Can you write out every line from the start of the records below through the line containing "const xDomain: [number, number] = [0, 1168];", leaving out any pictures?

==========

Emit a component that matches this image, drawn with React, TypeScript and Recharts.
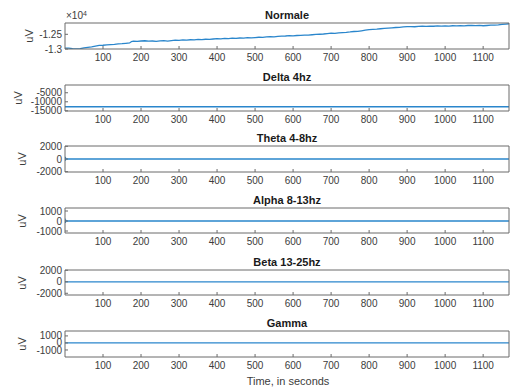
import React from 'react';
import { LineChart, Line, XAxis, YAxis } from 'recharts';

const xTicks = [100, 200, 300, 400, 500, 600, 700, 800, 900, 1000, 1100];
const xDomain: [number, number] = [0, 1168];

const normaleTime = [
  0, 10, 20, 30, 40, 50, 60, 70, 80, 90, 100, 110, 120, 130, 140, 150, 160, 170, 175, 180, 190,
  200, 210, 220, 230, 240, 250, 260, 270, 280, 290, 300, 310, 320, 330, 340, 350, 360, 370, 380, 390,
  400, 410, 420, 430, 440, 450, 460, 470, 480, 490, 500, 510, 520, 530, 540, 550, 560, 570, 580, 590,
  600, 610, 620, 630, 640, 650, 660, 670, 680, 690, 700, 710, 720, 730, 740, 750, 760, 770, 780, 790,
  800, 810, 820, 830, 840, 850, 860, 870, 880, 890, 900, 910, 920, 930, 940, 950, 960, 970, 980, 990,
  1000, 1010, 1020, 1030, 1040, 1050, 1060, 1070, 1080, 1090, 1100, 1110, 1120, 1130, 1140, 1150, 1160, 1168,
];
const normaleValues = [
  -12968, -12972, -12985, -12995, -12990, -12962, -12945, -12930, -12905, -12880, -12872, -12860, -12848, -12840, -12826, -12818, -12806, -12795, -12745, -12735, -12742,
  -12728, -12720, -12735, -12728, -12740, -12722, -12715, -12730, -12712, -12700, -12705, -12690, -12698, -12685, -12692, -12675, -12680, -12668, -12675, -12660,
  -12648, -12655, -12640, -12645, -12632, -12640, -12625, -12630, -12615, -12622, -12610, -12600, -12605, -12590, -12582, -12590, -12570, -12565, -12558, -12548,
  -12552, -12540, -12535, -12528, -12530, -12515, -12505, -12498, -12490, -12475, -12462, -12470, -12448, -12440, -12432, -12420, -12405, -12398, -12380, -12360,
  -12340, -12330, -12322, -12310, -12298, -12290, -12280, -12268, -12262, -12250, -12240, -12236, -12242, -12230, -12225, -12232, -12220, -12226, -12215, -12220,
  -12212, -12218, -12208, -12215, -12205, -12212, -12200, -12195, -12205, -12198, -12208, -12200, -12190, -12185, -12178, -12165, -12150, -12140,
];

const deltaTime = [0, 1168];
const deltaValues = [-12750, -12750];

const thetaTime = [0, 1, 2, 3, 1168];
const thetaValues = [300, -250, 120, 0, 0];

const alphaTime = [0, 1, 2, 3, 1168];
const alphaValues = [250, -200, 100, 0, 0];

const betaTime = [0, 1168];
const betaValues = [0, 0];

const gammaTime = [0, 1168];
const gammaValues = [0, 0];

const FONT = '"Liberation Sans", Arial, Helvetica, sans-serif';
const AXIS = '#6b6b6b';
const TEXT = '#3c3c3c';
const LINE = '#2a86cc';

type PanelProps = {
  title: string;
  times: number[];
  values: number[];
  domain: [number, number];
  yTicks: number[];
  fmt?: (v: number) => string;
  top: number;
  bottom: number;
  ylabelX: number;
};

function Panel({ title, times, values, domain, yTicks, fmt, top, bottom, ylabelX }: PanelProps) {
  const data = times.map((t, i) => ({ t, v: values[i] }));
  const ph = bottom - top;
  const mTop = 7;
  const h = ph + mTop + 1 + 20;
  return (
    <>
      <div
        style={{
          position: 'absolute',
          left: 187,
          width: 200,
          top: top - 14,
          textAlign: 'center',
          fontFamily: FONT,
          fontWeight: 'bold',
          fontSize: 11,
          lineHeight: '12px',
          color: '#1a1a1a',
        }}
      >
        {title}
      </div>
      <div
        style={{
          position: 'absolute',
          left: ylabelX - 20,
          width: 40,
          top: top + ph / 2 - 6,
          height: 12,
          lineHeight: '12px',
          textAlign: 'center',
          transform: 'rotate(-90deg)',
          fontFamily: FONT,
          fontSize: 11,
          color: TEXT,
        }}
      >
        uV
      </div>
      <div style={{ position: 'absolute', left: 0, top: top - mTop - 1 }}>
        <LineChart width={510} height={h} data={data} margin={{ top: mTop, right: 0, bottom: 0, left: 0 }}>
          <XAxis
            dataKey="t"
            type="number"
            domain={xDomain}
            ticks={xTicks}
            interval={0}
            allowDataOverflow
            height={20}
            tickSize={-3}
            tickMargin={8}
            stroke={AXIS}
            tick={{ fill: TEXT, fontSize: 10, fontFamily: FONT }}
          />
          <XAxis
            xAxisId="top"
            dataKey="t"
            orientation="top"
            type="number"
            domain={xDomain}
            ticks={xTicks}
            interval={0}
            allowDataOverflow
            height={1}
            tickSize={-3}
            tick={false}
            stroke={AXIS}
          />
          <YAxis
            type="number"
            domain={domain}
            ticks={yTicks}
            interval={0}
            allowDataOverflow
            width={65}
            tickSize={-3}
            tickMargin={6}
            stroke={AXIS}
            tickFormatter={fmt}
            tick={{ fill: TEXT, fontSize: 10, fontFamily: FONT }}
          />
          <YAxis
            yAxisId="right"
            orientation="right"
            type="number"
            domain={domain}
            ticks={yTicks}
            interval={0}
            allowDataOverflow
            width={1}
            tickSize={-3}
            tick={false}
            stroke={AXIS}
          />
          <Line
            dataKey="v"
            xAxisId="top"
            yAxisId="right"
            stroke="none"
            dot={false}
            activeDot={false}
            isAnimationActive={false}
          />
          <Line
            dataKey="v"
            stroke={LINE}
            strokeWidth={1.3}
            dot={false}
            isAnimationActive={false}
          />
        </LineChart>
      </div>
    </>
  );
}

export default function App() {
  return (
    <div
      style={{
        position: 'absolute',
        left: 0,
        top: 0,
        width: 510,
        height: 387,
        background: '#ffffff',
        overflow: 'hidden',
      }}
    >
      <div
        style={{
          position: 'absolute',
          left: 66,
          top: 10,
          fontFamily: FONT,
          fontSize: 10,
          lineHeight: '12px',
          color: TEXT,
        }}
      >
        ×10<sup style={{ fontSize: 7, verticalAlign: 'top', lineHeight: '7px' }}>4</sup>
      </div>
      <Panel
        title="Normale"
        times={normaleTime}
        values={normaleValues}
        domain={[-13000, -12115]}
        yTicks={[-13000, -12500]}
        fmt={(v: number) => String(v / 10000)}
        top={23}
        bottom={49}
        ylabelX={29}
      />
      <Panel
        title="Delta 4hz"
        times={deltaTime}
        values={deltaValues}
        domain={[-15100, -700]}
        yTicks={[-15000, -10000, -5000]}
        top={85}
        bottom={111}
        ylabelX={18}
      />
      <Panel
        title="Theta 4-8hz"
        times={thetaTime}
        values={thetaValues}
        domain={[-2050, 2050]}
        yTicks={[-2000, 0, 2000]}
        top={146}
        bottom={172}
        ylabelX={22}
      />
      <Panel
        title="Alpha 8-13hz"
        times={alphaTime}
        values={alphaValues}
        domain={[-1200, 1300]}
        yTicks={[-1000, 0, 1000]}
        top={208}
        bottom={233}
        ylabelX={22}
      />
      <Panel
        title="Beta 13-25hz"
        times={betaTime}
        values={betaValues}
        domain={[-2300, 2050]}
        yTicks={[-2000, 0, 2000]}
        top={270}
        bottom={295}
        ylabelX={22}
      />
      <Panel
        title="Gamma"
        times={gammaTime}
        values={gammaValues}
        domain={[-2000, 1700]}
        yTicks={[-1000, 0, 1000]}
        top={331}
        bottom={357}
        ylabelX={22}
      />
      <div
        style={{
          position: 'absolute',
          left: 188,
          width: 200,
          top: 375,
          textAlign: 'center',
          fontFamily: FONT,
          fontSize: 11,
          lineHeight: '12px',
          color: TEXT,
        }}
      >
        Time, in seconds
      </div>
    </div>
  );
}
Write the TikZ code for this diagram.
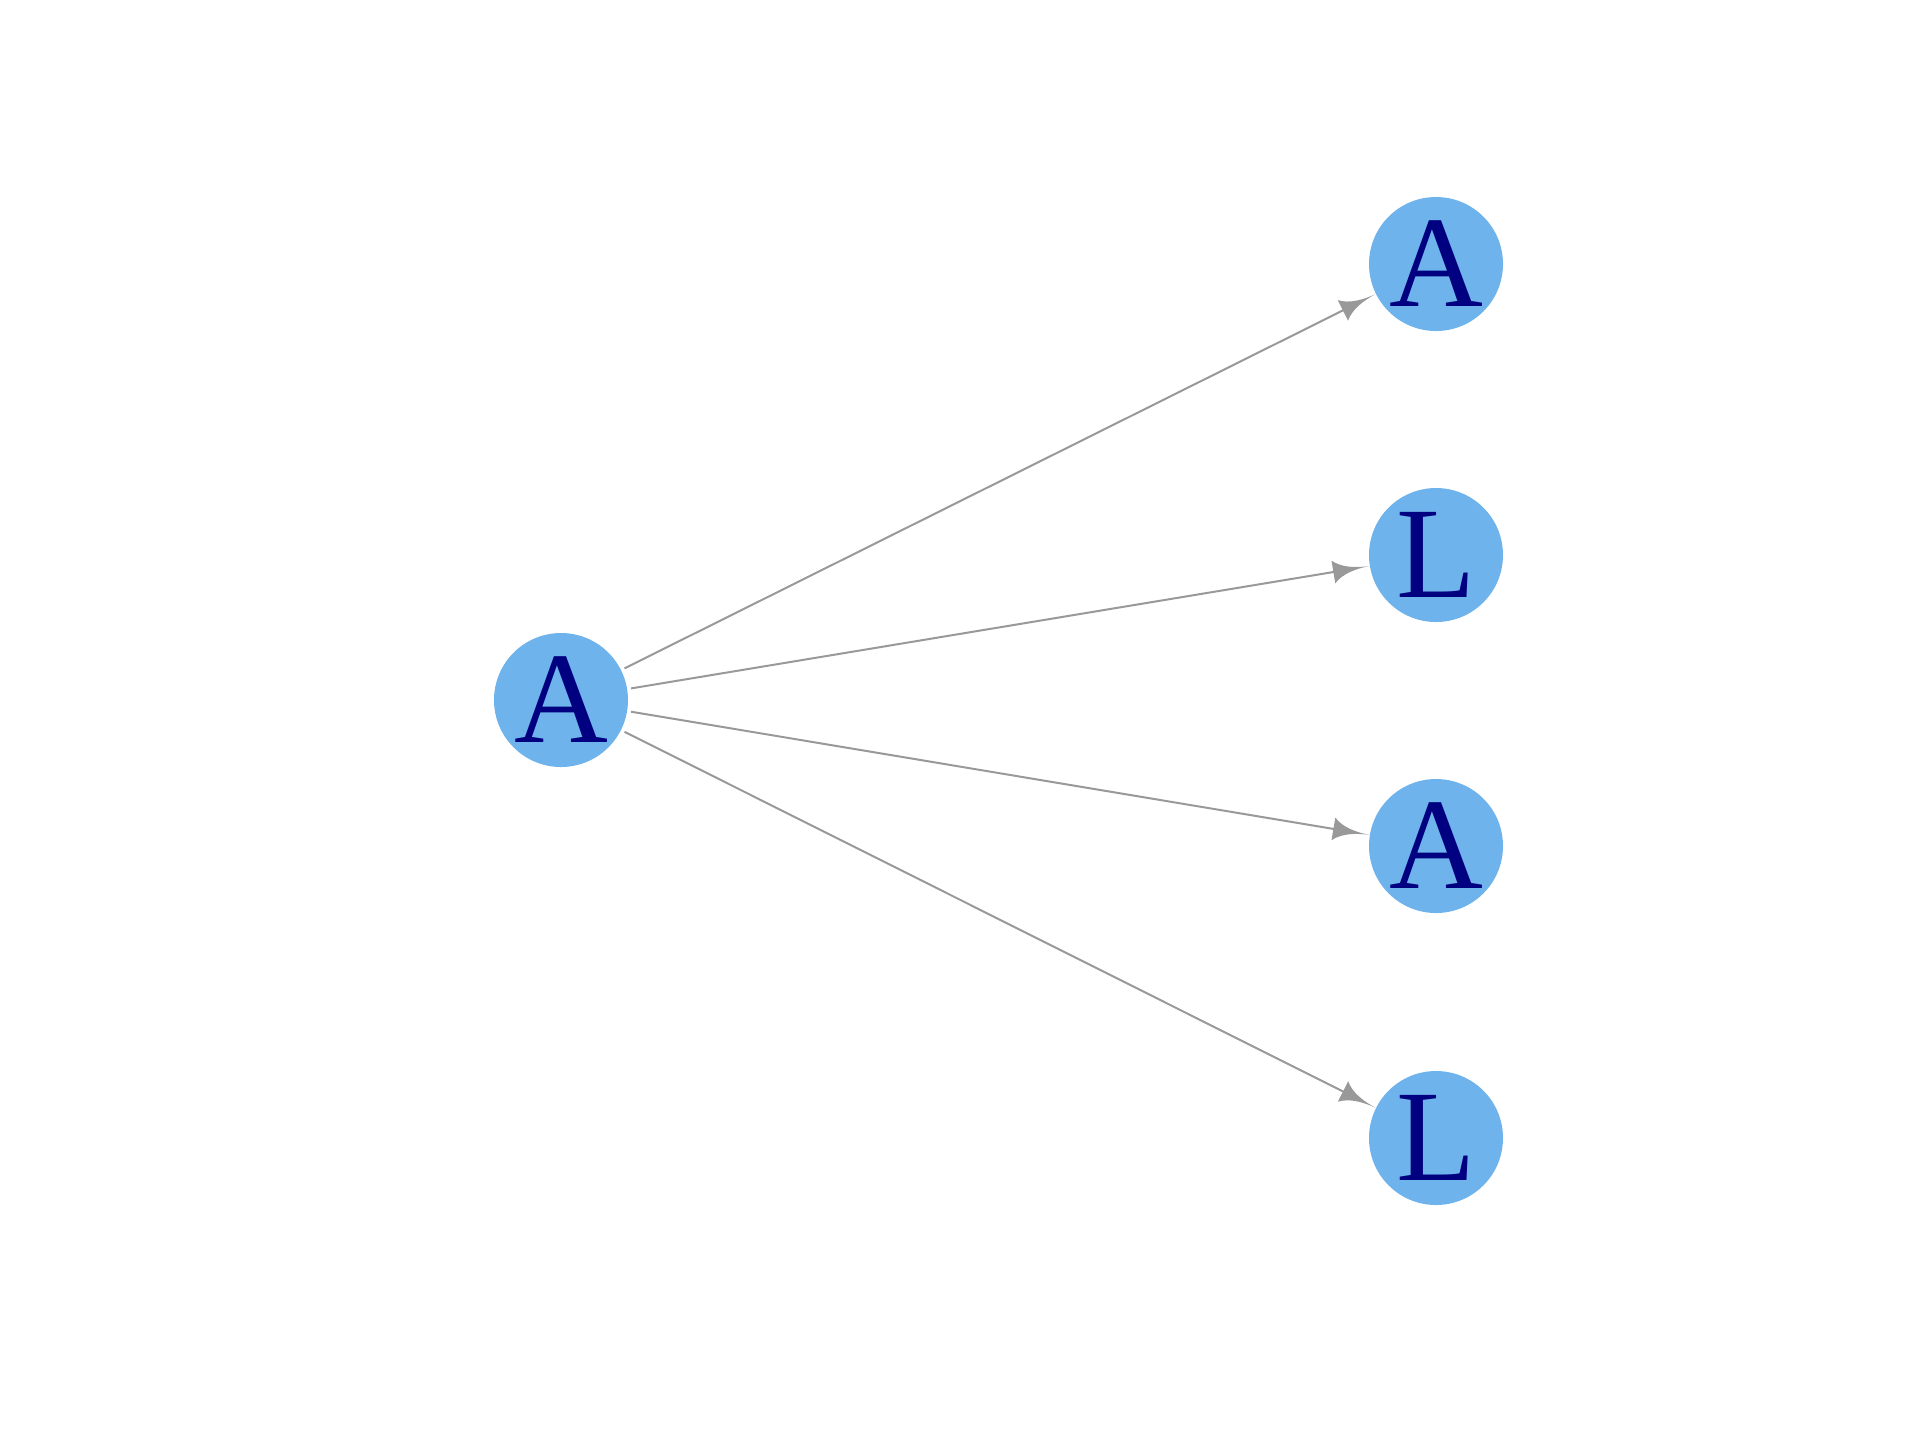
\documentclass[tikz,border=0pt]{standalone}
\usepackage{fontspec}
\setmainfont{Liberation Serif}
\usetikzlibrary{arrows.meta}
\definecolor{nodeblue}{RGB}{110,179,235}
\definecolor{letternavy}{RGB}{0,0,128}
\definecolor{edgegray}{RGB}{153,153,153}

\pgfdeclarearrow{
  name=Swept,
  parameters={\the\pgfarrowlength,\the\pgfarrowwidth},
  setup code={
    \pgfarrowssettipend{0pt}
    \pgfarrowssetlineend{-0.5\pgfarrowlength}
    \pgfarrowssetbackend{-\pgfarrowlength}
    \pgfarrowssavethe\pgfarrowlength
    \pgfarrowssavethe\pgfarrowwidth
  },
  drawing code={
    \pgfpathmoveto{\pgfpoint{0pt}{0pt}}
    \pgfpathcurveto{\pgfpoint{-0.35\pgfarrowlength}{0.02\pgfarrowwidth}}{\pgfpoint{-0.75\pgfarrowlength}{0.12\pgfarrowwidth}}{\pgfpoint{-\pgfarrowlength}{0.5\pgfarrowwidth}}
    \pgfpathlineto{\pgfpoint{-\pgfarrowlength}{-0.5\pgfarrowwidth}}
    \pgfpathcurveto{\pgfpoint{-0.75\pgfarrowlength}{-0.12\pgfarrowwidth}}{\pgfpoint{-0.35\pgfarrowlength}{-0.02\pgfarrowwidth}}{\pgfpoint{0pt}{0pt}}
    \pgfpathclose
    \pgfusepathqfill
  },
  defaults={length=9pt,width=5.75pt}
}

\begin{document}
\begin{tikzpicture}[x=0.25pt,y=-0.25pt,->,>={Swept},edgegray,line width=0.5pt,shorten <=0.75pt,
  every node/.style={circle,fill=nodeblue,text=letternavy,minimum size=33.5pt,inner sep=0pt,font=\fontsize{32.5}{32.5}\selectfont}]
  \useasboundingbox (0,0) rectangle (1920,1440);
  \node (A0) at (561,700) {A};
  \node (A1) at (1436,264) {A};
  \node (L1) at (1436,555) {L};
  \node (A2) at (1436,846) {A};
  \node (L2) at (1436,1138) {L};
  \path (A0) edge (A1)
  (A0) edge (L1)
  (A0) edge (A2)
  (A0) edge (L2)
  ;
\end{tikzpicture}
\end{document}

==========

Output for this task:
Emit a component that matches this image, drawn with React, TypeScript and Recharts.
import React from 'react';
import { LineChart, Line, XAxis, YAxis } from 'recharts';

const xTicks = [100, 200, 300, 400, 500, 600, 700, 800, 900, 1000, 1100];
const xDomain: [number, number] = [0, 1168];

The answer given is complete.